___ Provided material ___
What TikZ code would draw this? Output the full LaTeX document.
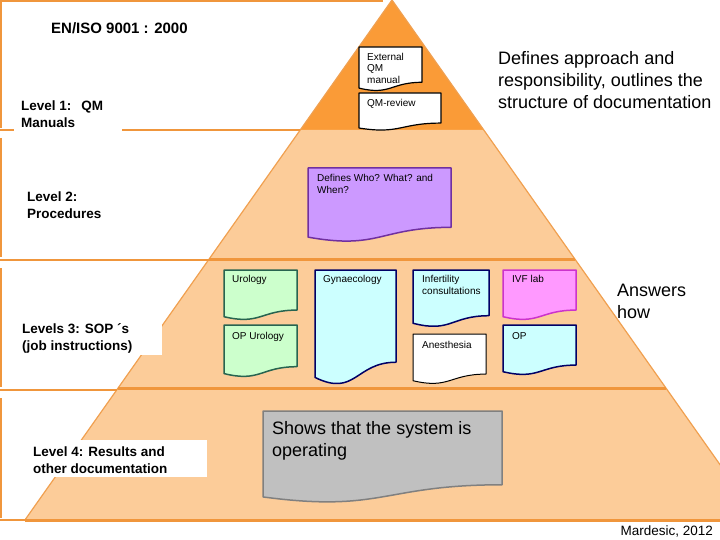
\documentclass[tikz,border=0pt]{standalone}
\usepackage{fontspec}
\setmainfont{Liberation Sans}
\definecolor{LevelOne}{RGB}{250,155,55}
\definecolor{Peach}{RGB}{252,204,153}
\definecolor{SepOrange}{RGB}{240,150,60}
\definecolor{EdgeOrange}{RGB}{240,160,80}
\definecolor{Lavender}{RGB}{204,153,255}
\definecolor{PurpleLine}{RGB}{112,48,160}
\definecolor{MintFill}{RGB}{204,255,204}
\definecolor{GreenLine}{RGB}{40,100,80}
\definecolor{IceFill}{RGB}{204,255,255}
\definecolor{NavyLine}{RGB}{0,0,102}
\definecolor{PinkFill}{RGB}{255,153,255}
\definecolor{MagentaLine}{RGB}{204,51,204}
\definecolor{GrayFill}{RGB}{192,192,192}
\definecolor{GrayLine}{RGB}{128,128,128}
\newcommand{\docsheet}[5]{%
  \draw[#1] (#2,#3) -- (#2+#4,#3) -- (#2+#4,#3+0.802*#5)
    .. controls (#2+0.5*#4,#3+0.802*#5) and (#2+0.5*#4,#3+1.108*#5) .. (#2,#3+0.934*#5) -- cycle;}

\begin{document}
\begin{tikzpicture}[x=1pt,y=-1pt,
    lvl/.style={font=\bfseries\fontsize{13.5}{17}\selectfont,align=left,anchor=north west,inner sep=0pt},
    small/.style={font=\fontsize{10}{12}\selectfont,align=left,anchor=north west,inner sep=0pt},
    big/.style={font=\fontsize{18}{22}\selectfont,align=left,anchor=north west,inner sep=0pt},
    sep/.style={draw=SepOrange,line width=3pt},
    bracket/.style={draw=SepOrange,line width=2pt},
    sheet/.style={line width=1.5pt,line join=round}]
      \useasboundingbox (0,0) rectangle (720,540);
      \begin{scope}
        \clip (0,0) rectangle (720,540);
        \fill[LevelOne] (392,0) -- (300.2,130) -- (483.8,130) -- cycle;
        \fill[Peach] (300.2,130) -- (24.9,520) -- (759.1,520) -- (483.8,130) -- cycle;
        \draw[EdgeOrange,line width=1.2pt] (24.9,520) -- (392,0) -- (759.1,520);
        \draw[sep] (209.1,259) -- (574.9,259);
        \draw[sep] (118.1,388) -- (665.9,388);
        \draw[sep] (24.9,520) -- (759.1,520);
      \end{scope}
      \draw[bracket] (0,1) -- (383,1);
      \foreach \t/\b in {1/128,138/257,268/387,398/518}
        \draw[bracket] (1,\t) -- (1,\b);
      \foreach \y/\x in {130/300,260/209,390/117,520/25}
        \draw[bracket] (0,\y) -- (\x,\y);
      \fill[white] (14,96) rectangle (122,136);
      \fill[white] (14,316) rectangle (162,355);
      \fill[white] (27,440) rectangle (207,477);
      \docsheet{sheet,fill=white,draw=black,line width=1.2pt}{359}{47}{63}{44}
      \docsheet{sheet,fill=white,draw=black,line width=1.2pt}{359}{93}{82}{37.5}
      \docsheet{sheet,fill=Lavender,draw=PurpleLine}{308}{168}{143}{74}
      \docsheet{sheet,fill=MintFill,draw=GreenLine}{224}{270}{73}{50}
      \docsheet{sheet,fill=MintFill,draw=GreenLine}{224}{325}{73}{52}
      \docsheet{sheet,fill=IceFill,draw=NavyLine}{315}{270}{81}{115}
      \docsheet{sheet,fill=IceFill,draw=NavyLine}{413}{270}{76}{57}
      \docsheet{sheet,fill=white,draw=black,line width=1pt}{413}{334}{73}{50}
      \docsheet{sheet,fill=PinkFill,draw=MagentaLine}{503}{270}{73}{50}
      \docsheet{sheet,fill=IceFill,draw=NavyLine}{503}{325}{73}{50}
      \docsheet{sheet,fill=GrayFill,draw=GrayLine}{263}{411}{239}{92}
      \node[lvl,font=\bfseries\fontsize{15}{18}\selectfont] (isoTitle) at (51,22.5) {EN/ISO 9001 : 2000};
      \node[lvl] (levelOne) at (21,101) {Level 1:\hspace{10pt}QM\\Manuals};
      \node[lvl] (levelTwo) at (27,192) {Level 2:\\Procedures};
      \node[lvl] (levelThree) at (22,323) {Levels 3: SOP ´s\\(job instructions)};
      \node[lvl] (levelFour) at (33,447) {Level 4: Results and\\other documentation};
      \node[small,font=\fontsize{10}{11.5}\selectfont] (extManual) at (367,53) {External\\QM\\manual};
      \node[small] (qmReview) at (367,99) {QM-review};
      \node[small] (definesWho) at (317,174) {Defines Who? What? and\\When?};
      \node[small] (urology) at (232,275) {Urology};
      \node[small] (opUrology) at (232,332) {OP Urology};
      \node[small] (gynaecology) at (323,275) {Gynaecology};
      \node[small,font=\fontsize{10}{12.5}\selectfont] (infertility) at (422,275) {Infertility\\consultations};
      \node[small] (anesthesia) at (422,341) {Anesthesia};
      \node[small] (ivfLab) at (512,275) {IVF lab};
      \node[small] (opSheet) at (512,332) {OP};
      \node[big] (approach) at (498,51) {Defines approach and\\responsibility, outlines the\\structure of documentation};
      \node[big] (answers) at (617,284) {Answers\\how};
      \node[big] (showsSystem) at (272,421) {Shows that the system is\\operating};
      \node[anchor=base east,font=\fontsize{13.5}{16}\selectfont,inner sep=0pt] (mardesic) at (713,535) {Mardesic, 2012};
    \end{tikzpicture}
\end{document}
___
• **Task prompt**: Output the data above without changes, apart from leaving out the pictures.

• **Written solution**:
What TikZ code would draw this? Output the full LaTeX document.
\documentclass[tikz,border=0pt]{standalone}
\usepackage{fontspec}
\setmainfont{Liberation Sans}
\definecolor{LevelOne}{RGB}{250,155,55}
\definecolor{Peach}{RGB}{252,204,153}
\definecolor{SepOrange}{RGB}{240,150,60}
\definecolor{EdgeOrange}{RGB}{240,160,80}
\definecolor{Lavender}{RGB}{204,153,255}
\definecolor{PurpleLine}{RGB}{112,48,160}
\definecolor{MintFill}{RGB}{204,255,204}
\definecolor{GreenLine}{RGB}{40,100,80}
\definecolor{IceFill}{RGB}{204,255,255}
\definecolor{NavyLine}{RGB}{0,0,102}
\definecolor{PinkFill}{RGB}{255,153,255}
\definecolor{MagentaLine}{RGB}{204,51,204}
\definecolor{GrayFill}{RGB}{192,192,192}
\definecolor{GrayLine}{RGB}{128,128,128}
\newcommand{\docsheet}[5]{%
  \draw[#1] (#2,#3) -- (#2+#4,#3) -- (#2+#4,#3+0.802*#5)
    .. controls (#2+0.5*#4,#3+0.802*#5) and (#2+0.5*#4,#3+1.108*#5) .. (#2,#3+0.934*#5) -- cycle;}

\begin{document}
\begin{tikzpicture}[x=1pt,y=-1pt,
    lvl/.style={font=\bfseries\fontsize{13.5}{17}\selectfont,align=left,anchor=north west,inner sep=0pt},
    small/.style={font=\fontsize{10}{12}\selectfont,align=left,anchor=north west,inner sep=0pt},
    big/.style={font=\fontsize{18}{22}\selectfont,align=left,anchor=north west,inner sep=0pt},
    sep/.style={draw=SepOrange,line width=3pt},
    bracket/.style={draw=SepOrange,line width=2pt},
    sheet/.style={line width=1.5pt,line join=round}]
      \useasboundingbox (0,0) rectangle (720,540);
      \begin{scope}
        \clip (0,0) rectangle (720,540);
        \fill[LevelOne] (392,0) -- (300.2,130) -- (483.8,130) -- cycle;
        \fill[Peach] (300.2,130) -- (24.9,520) -- (759.1,520) -- (483.8,130) -- cycle;
        \draw[EdgeOrange,line width=1.2pt] (24.9,520) -- (392,0) -- (759.1,520);
        \draw[sep] (209.1,259) -- (574.9,259);
        \draw[sep] (118.1,388) -- (665.9,388);
        \draw[sep] (24.9,520) -- (759.1,520);
      \end{scope}
      \draw[bracket] (0,1) -- (383,1);
      \foreach \t/\b in {1/128,138/257,268/387,398/518}
        \draw[bracket] (1,\t) -- (1,\b);
      \foreach \y/\x in {130/300,260/209,390/117,520/25}
        \draw[bracket] (0,\y) -- (\x,\y);
      \fill[white] (14,96) rectangle (122,136);
      \fill[white] (14,316) rectangle (162,355);
      \fill[white] (27,440) rectangle (207,477);
      \docsheet{sheet,fill=white,draw=black,line width=1.2pt}{359}{47}{63}{44}
      \docsheet{sheet,fill=white,draw=black,line width=1.2pt}{359}{93}{82}{37.5}
      \docsheet{sheet,fill=Lavender,draw=PurpleLine}{308}{168}{143}{74}
      \docsheet{sheet,fill=MintFill,draw=GreenLine}{224}{270}{73}{50}
      \docsheet{sheet,fill=MintFill,draw=GreenLine}{224}{325}{73}{52}
      \docsheet{sheet,fill=IceFill,draw=NavyLine}{315}{270}{81}{115}
      \docsheet{sheet,fill=IceFill,draw=NavyLine}{413}{270}{76}{57}
      \docsheet{sheet,fill=white,draw=black,line width=1pt}{413}{334}{73}{50}
      \docsheet{sheet,fill=PinkFill,draw=MagentaLine}{503}{270}{73}{50}
      \docsheet{sheet,fill=IceFill,draw=NavyLine}{503}{325}{73}{50}
      \docsheet{sheet,fill=GrayFill,draw=GrayLine}{263}{411}{239}{92}
      \node[lvl,font=\bfseries\fontsize{15}{18}\selectfont] (isoTitle) at (51,22.5) {EN/ISO 9001 : 2000};
      \node[lvl] (levelOne) at (21,101) {Level 1:\hspace{10pt}QM\\Manuals};
      \node[lvl] (levelTwo) at (27,192) {Level 2:\\Procedures};
      \node[lvl] (levelThree) at (22,323) {Levels 3: SOP ´s\\(job instructions)};
      \node[lvl] (levelFour) at (33,447) {Level 4: Results and\\other documentation};
      \node[small,font=\fontsize{10}{11.5}\selectfont] (extManual) at (367,53) {External\\QM\\manual};
      \node[small] (qmReview) at (367,99) {QM-review};
      \node[small] (definesWho) at (317,174) {Defines Who? What? and\\When?};
      \node[small] (urology) at (232,275) {Urology};
      \node[small] (opUrology) at (232,332) {OP Urology};
      \node[small] (gynaecology) at (323,275) {Gynaecology};
      \node[small,font=\fontsize{10}{12.5}\selectfont] (infertility) at (422,275) {Infertility\\consultations};
      \node[small] (anesthesia) at (422,341) {Anesthesia};
      \node[small] (ivfLab) at (512,275) {IVF lab};
      \node[small] (opSheet) at (512,332) {OP};
      \node[big] (approach) at (498,51) {Defines approach and\\responsibility, outlines the\\structure of documentation};
      \node[big] (answers) at (617,284) {Answers\\how};
      \node[big] (showsSystem) at (272,421) {Shows that the system is\\operating};
      \node[anchor=base east,font=\fontsize{13.5}{16}\selectfont,inner sep=0pt] (mardesic) at (713,535) {Mardesic, 2012};
    \end{tikzpicture}
\end{document}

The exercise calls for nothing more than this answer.